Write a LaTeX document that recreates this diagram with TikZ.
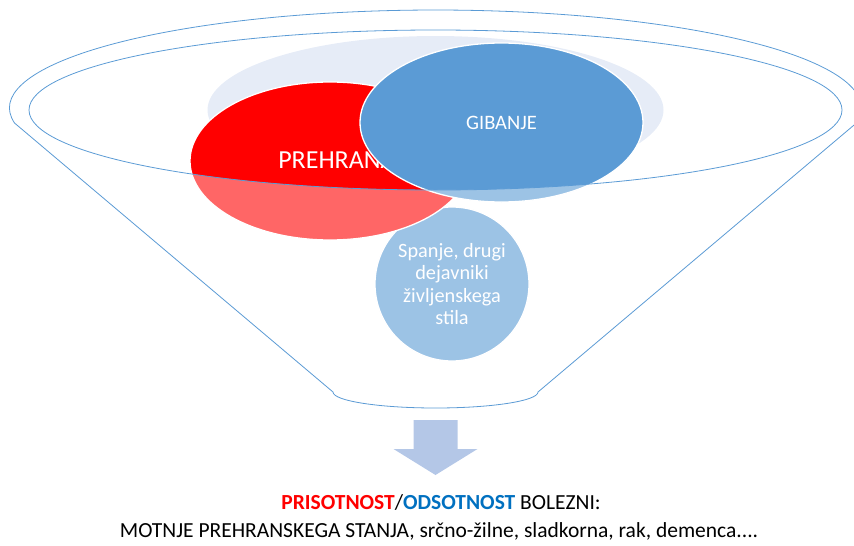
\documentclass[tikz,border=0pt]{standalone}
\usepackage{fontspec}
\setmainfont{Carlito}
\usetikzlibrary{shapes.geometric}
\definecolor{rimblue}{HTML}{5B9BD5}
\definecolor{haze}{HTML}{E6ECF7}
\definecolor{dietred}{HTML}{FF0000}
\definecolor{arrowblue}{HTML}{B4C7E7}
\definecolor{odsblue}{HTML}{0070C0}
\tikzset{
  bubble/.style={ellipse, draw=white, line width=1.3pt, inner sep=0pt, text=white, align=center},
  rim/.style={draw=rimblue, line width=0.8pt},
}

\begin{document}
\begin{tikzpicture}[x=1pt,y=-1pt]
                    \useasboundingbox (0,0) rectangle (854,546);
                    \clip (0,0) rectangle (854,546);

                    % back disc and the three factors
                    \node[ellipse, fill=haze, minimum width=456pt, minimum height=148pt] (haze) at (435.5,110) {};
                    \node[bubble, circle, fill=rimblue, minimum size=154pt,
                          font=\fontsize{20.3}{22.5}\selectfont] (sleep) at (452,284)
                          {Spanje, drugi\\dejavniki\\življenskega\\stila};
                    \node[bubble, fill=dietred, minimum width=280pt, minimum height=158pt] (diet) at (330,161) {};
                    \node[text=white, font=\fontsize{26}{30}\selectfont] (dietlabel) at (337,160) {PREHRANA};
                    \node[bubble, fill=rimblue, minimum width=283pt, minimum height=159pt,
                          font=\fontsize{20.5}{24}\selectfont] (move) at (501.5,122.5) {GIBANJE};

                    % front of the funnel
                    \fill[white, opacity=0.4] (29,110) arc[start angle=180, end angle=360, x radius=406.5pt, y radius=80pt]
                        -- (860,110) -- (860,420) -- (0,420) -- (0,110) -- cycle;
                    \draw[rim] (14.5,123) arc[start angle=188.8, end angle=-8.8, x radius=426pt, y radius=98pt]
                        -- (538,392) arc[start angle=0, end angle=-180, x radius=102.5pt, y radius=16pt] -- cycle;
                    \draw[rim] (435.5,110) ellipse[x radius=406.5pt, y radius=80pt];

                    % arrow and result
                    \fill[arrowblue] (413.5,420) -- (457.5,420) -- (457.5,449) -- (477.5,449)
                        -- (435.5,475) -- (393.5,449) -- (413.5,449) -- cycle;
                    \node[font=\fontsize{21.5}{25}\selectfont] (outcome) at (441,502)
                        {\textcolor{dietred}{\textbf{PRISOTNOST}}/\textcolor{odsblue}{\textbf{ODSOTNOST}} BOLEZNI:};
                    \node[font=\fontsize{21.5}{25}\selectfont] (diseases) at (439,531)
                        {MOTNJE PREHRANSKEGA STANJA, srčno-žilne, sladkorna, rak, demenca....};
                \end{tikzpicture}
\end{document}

☆ ☆ ☆ ☆ ☆ ☆ ☆

Directive → Leave the pictures out and please restate exactly the lines running from the start of the material through the one with "radius=406.5pt, y radius=80pt];".

Task output →
Write a LaTeX document that recreates this diagram with TikZ.
\documentclass[tikz,border=0pt]{standalone}
\usepackage{fontspec}
\setmainfont{Carlito}
\usetikzlibrary{shapes.geometric}
\definecolor{rimblue}{HTML}{5B9BD5}
\definecolor{haze}{HTML}{E6ECF7}
\definecolor{dietred}{HTML}{FF0000}
\definecolor{arrowblue}{HTML}{B4C7E7}
\definecolor{odsblue}{HTML}{0070C0}
\tikzset{
  bubble/.style={ellipse, draw=white, line width=1.3pt, inner sep=0pt, text=white, align=center},
  rim/.style={draw=rimblue, line width=0.8pt},
}

\begin{document}
\begin{tikzpicture}[x=1pt,y=-1pt]
                    \useasboundingbox (0,0) rectangle (854,546);
                    \clip (0,0) rectangle (854,546);

                    % back disc and the three factors
                    \node[ellipse, fill=haze, minimum width=456pt, minimum height=148pt] (haze) at (435.5,110) {};
                    \node[bubble, circle, fill=rimblue, minimum size=154pt,
                          font=\fontsize{20.3}{22.5}\selectfont] (sleep) at (452,284)
                          {Spanje, drugi\\dejavniki\\življenskega\\stila};
                    \node[bubble, fill=dietred, minimum width=280pt, minimum height=158pt] (diet) at (330,161) {};
                    \node[text=white, font=\fontsize{26}{30}\selectfont] (dietlabel) at (337,160) {PREHRANA};
                    \node[bubble, fill=rimblue, minimum width=283pt, minimum height=159pt,
                          font=\fontsize{20.5}{24}\selectfont] (move) at (501.5,122.5) {GIBANJE};

                    % front of the funnel
                    \fill[white, opacity=0.4] (29,110) arc[start angle=180, end angle=360, x radius=406.5pt, y radius=80pt]
                        -- (860,110) -- (860,420) -- (0,420) -- (0,110) -- cycle;
                    \draw[rim] (14.5,123) arc[start angle=188.8, end angle=-8.8, x radius=426pt, y radius=98pt]
                        -- (538,392) arc[start angle=0, end angle=-180, x radius=102.5pt, y radius=16pt] -- cycle;
                    \draw[rim] (435.5,110) ellipse[x radius=406.5pt, y radius=80pt];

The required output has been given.